— BEGIN Provided data —
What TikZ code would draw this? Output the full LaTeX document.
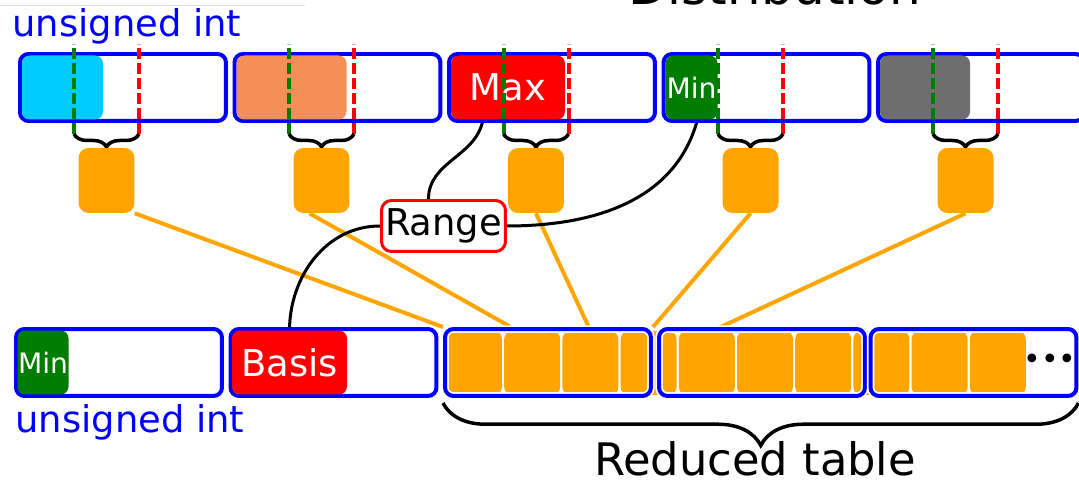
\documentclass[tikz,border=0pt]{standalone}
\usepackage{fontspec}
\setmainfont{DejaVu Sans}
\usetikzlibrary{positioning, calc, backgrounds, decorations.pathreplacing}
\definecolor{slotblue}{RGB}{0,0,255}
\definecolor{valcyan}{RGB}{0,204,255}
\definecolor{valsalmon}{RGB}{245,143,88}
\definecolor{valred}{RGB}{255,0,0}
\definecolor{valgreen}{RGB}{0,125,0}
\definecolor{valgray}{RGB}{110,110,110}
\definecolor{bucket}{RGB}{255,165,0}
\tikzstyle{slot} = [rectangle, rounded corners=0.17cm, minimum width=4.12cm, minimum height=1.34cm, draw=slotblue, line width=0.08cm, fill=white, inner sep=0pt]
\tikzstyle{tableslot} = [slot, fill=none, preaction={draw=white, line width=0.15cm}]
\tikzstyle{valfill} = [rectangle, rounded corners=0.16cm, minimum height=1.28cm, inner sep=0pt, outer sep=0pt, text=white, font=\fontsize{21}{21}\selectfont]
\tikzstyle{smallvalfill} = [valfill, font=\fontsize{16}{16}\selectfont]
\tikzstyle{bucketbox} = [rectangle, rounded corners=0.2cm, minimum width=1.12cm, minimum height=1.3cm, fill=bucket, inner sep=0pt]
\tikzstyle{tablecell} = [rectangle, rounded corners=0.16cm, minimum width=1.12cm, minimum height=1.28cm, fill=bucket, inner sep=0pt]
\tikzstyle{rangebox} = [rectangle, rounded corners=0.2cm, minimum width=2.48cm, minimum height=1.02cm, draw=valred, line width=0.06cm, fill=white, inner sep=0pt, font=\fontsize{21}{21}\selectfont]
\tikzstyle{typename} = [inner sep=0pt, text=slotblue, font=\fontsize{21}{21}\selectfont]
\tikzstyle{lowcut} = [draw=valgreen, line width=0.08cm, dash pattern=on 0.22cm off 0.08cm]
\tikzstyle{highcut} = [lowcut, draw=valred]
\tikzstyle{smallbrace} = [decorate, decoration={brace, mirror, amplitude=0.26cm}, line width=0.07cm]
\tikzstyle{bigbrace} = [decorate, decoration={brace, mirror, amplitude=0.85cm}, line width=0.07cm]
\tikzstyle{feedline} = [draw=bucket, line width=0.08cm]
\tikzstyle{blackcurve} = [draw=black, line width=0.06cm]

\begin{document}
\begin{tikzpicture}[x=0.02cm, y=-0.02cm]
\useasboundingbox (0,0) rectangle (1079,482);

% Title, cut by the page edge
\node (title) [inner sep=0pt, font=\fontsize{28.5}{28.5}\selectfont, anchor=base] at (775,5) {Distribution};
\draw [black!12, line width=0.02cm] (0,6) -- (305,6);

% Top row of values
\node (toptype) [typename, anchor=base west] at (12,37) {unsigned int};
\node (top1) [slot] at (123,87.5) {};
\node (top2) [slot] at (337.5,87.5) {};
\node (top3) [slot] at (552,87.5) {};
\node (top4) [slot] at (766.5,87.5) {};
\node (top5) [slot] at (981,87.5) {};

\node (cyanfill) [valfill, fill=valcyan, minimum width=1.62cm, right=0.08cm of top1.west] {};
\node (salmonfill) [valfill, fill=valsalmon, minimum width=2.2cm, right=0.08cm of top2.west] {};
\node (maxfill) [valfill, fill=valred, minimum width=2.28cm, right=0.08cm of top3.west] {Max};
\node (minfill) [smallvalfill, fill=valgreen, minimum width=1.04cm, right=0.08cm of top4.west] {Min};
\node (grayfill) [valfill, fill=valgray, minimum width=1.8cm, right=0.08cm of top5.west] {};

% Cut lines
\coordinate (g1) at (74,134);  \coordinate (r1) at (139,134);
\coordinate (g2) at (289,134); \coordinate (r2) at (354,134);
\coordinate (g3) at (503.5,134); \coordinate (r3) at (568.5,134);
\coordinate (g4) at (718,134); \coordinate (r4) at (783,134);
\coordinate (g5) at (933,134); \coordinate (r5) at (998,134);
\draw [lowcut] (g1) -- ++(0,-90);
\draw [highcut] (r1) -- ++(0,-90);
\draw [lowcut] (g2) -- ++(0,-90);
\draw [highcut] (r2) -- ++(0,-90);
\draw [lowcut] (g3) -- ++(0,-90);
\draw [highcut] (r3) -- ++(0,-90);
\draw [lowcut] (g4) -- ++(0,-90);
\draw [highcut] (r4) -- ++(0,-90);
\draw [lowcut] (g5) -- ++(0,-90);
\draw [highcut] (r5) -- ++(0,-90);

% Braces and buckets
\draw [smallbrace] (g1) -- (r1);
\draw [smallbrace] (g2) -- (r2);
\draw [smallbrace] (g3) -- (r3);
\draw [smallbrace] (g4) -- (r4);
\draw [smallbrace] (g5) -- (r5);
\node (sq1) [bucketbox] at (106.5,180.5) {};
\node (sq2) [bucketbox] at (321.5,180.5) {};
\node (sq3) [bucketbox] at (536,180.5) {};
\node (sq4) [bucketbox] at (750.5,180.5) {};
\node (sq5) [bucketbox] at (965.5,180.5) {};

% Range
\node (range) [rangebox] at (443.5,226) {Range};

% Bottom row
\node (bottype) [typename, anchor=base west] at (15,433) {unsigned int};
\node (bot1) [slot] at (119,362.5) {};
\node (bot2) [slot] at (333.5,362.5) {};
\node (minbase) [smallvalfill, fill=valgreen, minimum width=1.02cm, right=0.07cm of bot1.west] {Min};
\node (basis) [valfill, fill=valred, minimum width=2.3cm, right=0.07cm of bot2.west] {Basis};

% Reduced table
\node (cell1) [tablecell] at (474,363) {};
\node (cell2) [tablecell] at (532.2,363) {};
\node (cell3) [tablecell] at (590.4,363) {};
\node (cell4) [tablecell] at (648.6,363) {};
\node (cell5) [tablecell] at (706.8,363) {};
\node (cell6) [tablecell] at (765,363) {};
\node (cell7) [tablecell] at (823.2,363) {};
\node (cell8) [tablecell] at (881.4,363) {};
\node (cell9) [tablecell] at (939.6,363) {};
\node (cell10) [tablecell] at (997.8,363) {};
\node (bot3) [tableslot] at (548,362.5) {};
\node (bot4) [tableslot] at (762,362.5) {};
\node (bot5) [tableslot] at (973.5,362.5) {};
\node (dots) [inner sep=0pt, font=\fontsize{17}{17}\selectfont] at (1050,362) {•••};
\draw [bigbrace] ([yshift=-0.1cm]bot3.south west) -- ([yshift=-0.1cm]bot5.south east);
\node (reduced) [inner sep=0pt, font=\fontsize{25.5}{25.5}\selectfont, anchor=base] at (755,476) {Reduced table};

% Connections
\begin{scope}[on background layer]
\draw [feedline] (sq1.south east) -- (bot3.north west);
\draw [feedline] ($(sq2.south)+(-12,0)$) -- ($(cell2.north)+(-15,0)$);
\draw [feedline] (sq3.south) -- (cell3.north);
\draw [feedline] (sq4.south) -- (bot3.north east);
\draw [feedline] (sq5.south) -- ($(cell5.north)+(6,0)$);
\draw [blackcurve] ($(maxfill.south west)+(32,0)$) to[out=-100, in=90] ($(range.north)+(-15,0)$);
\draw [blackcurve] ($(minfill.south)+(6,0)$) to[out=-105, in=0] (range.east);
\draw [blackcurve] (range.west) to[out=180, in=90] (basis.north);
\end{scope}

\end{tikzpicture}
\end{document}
— END Provided data —
— BEGIN Provided data —
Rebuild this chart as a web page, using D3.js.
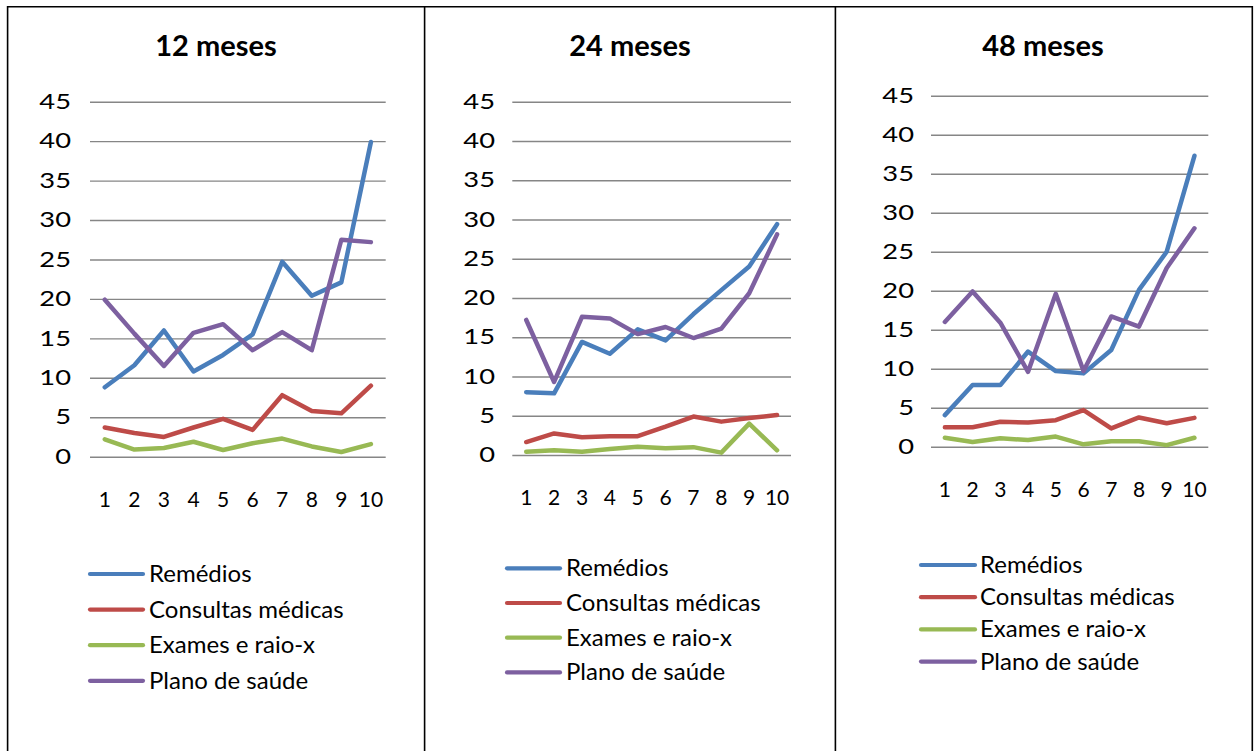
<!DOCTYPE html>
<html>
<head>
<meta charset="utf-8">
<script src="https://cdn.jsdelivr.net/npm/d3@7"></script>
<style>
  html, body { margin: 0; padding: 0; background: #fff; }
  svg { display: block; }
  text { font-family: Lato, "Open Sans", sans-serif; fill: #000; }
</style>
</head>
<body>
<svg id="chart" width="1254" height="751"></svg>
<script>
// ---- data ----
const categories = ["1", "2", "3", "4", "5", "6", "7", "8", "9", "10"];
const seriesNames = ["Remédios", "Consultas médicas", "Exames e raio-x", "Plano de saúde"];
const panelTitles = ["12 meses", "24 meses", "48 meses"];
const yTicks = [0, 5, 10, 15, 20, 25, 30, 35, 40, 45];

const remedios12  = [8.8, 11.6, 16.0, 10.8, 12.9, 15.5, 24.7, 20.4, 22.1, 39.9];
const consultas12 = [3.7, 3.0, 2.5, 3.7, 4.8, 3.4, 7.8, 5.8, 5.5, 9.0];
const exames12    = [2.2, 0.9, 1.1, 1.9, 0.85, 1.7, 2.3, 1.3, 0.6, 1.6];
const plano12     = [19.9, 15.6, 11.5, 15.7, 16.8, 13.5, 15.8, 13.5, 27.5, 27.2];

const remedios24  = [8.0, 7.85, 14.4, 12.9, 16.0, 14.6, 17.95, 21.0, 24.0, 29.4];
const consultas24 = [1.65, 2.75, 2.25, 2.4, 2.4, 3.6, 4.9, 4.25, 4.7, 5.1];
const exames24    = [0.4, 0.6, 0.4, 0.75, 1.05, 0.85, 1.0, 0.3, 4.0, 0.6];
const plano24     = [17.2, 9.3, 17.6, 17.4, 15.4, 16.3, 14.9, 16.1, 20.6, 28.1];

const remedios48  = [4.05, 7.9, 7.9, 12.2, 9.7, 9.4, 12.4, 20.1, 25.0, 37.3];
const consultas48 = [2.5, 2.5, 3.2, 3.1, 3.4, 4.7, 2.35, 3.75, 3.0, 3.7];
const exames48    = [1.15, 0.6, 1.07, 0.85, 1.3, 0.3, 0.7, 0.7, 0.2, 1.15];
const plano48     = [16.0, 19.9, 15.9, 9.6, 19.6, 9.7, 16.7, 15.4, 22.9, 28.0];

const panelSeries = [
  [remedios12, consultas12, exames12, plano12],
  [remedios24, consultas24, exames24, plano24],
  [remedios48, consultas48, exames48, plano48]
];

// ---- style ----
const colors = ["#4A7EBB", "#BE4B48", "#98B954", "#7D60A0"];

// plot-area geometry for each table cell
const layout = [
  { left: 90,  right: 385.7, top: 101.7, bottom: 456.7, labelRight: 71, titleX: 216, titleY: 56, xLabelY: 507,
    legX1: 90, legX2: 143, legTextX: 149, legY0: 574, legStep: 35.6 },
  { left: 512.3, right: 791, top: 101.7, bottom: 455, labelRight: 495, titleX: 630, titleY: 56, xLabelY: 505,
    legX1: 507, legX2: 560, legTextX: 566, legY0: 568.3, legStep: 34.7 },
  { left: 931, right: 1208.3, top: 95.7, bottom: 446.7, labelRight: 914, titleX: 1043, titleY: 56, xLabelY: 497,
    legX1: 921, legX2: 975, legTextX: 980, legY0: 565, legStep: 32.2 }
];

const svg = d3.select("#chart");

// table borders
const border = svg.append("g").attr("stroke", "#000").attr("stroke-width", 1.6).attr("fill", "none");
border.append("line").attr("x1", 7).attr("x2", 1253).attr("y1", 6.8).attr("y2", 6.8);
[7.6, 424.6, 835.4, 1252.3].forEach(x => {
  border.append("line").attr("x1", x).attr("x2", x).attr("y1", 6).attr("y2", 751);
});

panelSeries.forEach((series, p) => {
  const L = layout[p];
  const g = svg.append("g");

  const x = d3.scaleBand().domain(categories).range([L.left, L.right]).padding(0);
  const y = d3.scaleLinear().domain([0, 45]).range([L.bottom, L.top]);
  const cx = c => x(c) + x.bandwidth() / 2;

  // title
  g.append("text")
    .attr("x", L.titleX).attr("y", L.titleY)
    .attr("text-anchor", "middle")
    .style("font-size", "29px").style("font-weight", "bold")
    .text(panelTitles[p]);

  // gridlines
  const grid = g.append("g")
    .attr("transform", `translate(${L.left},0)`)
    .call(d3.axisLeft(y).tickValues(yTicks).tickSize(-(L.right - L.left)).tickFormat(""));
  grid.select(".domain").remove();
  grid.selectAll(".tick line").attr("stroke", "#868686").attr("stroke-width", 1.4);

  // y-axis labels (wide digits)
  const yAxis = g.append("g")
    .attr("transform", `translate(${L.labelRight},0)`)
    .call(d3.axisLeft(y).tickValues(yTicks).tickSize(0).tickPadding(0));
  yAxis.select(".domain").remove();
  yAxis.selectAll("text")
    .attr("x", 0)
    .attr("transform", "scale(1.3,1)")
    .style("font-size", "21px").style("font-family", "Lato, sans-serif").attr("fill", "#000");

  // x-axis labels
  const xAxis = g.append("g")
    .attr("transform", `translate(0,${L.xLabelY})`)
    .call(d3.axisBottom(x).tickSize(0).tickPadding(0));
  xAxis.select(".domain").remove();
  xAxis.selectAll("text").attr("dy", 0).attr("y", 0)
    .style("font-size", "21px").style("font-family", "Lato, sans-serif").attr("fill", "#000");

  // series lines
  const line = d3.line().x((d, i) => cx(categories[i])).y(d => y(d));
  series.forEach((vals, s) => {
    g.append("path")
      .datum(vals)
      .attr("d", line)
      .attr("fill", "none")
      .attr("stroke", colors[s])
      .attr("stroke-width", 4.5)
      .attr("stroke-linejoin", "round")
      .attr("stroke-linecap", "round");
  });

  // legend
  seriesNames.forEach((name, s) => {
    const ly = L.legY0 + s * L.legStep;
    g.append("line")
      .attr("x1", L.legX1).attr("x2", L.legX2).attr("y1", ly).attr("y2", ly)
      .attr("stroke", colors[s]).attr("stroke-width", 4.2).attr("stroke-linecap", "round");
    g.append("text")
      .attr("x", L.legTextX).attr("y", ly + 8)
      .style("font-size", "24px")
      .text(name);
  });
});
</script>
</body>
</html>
— END Provided data —
- What to do -
Word for word, retype the lines in the entries above that run from the one with "What TikZ code" through the one with "[draw=black, line width=0.06cm]". Both ends count; pictures do not.

- Exercise result -
What TikZ code would draw this? Output the full LaTeX document.
\documentclass[tikz,border=0pt]{standalone}
\usepackage{fontspec}
\setmainfont{DejaVu Sans}
\usetikzlibrary{positioning, calc, backgrounds, decorations.pathreplacing}
\definecolor{slotblue}{RGB}{0,0,255}
\definecolor{valcyan}{RGB}{0,204,255}
\definecolor{valsalmon}{RGB}{245,143,88}
\definecolor{valred}{RGB}{255,0,0}
\definecolor{valgreen}{RGB}{0,125,0}
\definecolor{valgray}{RGB}{110,110,110}
\definecolor{bucket}{RGB}{255,165,0}
\tikzstyle{slot} = [rectangle, rounded corners=0.17cm, minimum width=4.12cm, minimum height=1.34cm, draw=slotblue, line width=0.08cm, fill=white, inner sep=0pt]
\tikzstyle{tableslot} = [slot, fill=none, preaction={draw=white, line width=0.15cm}]
\tikzstyle{valfill} = [rectangle, rounded corners=0.16cm, minimum height=1.28cm, inner sep=0pt, outer sep=0pt, text=white, font=\fontsize{21}{21}\selectfont]
\tikzstyle{smallvalfill} = [valfill, font=\fontsize{16}{16}\selectfont]
\tikzstyle{bucketbox} = [rectangle, rounded corners=0.2cm, minimum width=1.12cm, minimum height=1.3cm, fill=bucket, inner sep=0pt]
\tikzstyle{tablecell} = [rectangle, rounded corners=0.16cm, minimum width=1.12cm, minimum height=1.28cm, fill=bucket, inner sep=0pt]
\tikzstyle{rangebox} = [rectangle, rounded corners=0.2cm, minimum width=2.48cm, minimum height=1.02cm, draw=valred, line width=0.06cm, fill=white, inner sep=0pt, font=\fontsize{21}{21}\selectfont]
\tikzstyle{typename} = [inner sep=0pt, text=slotblue, font=\fontsize{21}{21}\selectfont]
\tikzstyle{lowcut} = [draw=valgreen, line width=0.08cm, dash pattern=on 0.22cm off 0.08cm]
\tikzstyle{highcut} = [lowcut, draw=valred]
\tikzstyle{smallbrace} = [decorate, decoration={brace, mirror, amplitude=0.26cm}, line width=0.07cm]
\tikzstyle{bigbrace} = [decorate, decoration={brace, mirror, amplitude=0.85cm}, line width=0.07cm]
\tikzstyle{feedline} = [draw=bucket, line width=0.08cm]
\tikzstyle{blackcurve} = [draw=black, line width=0.06cm]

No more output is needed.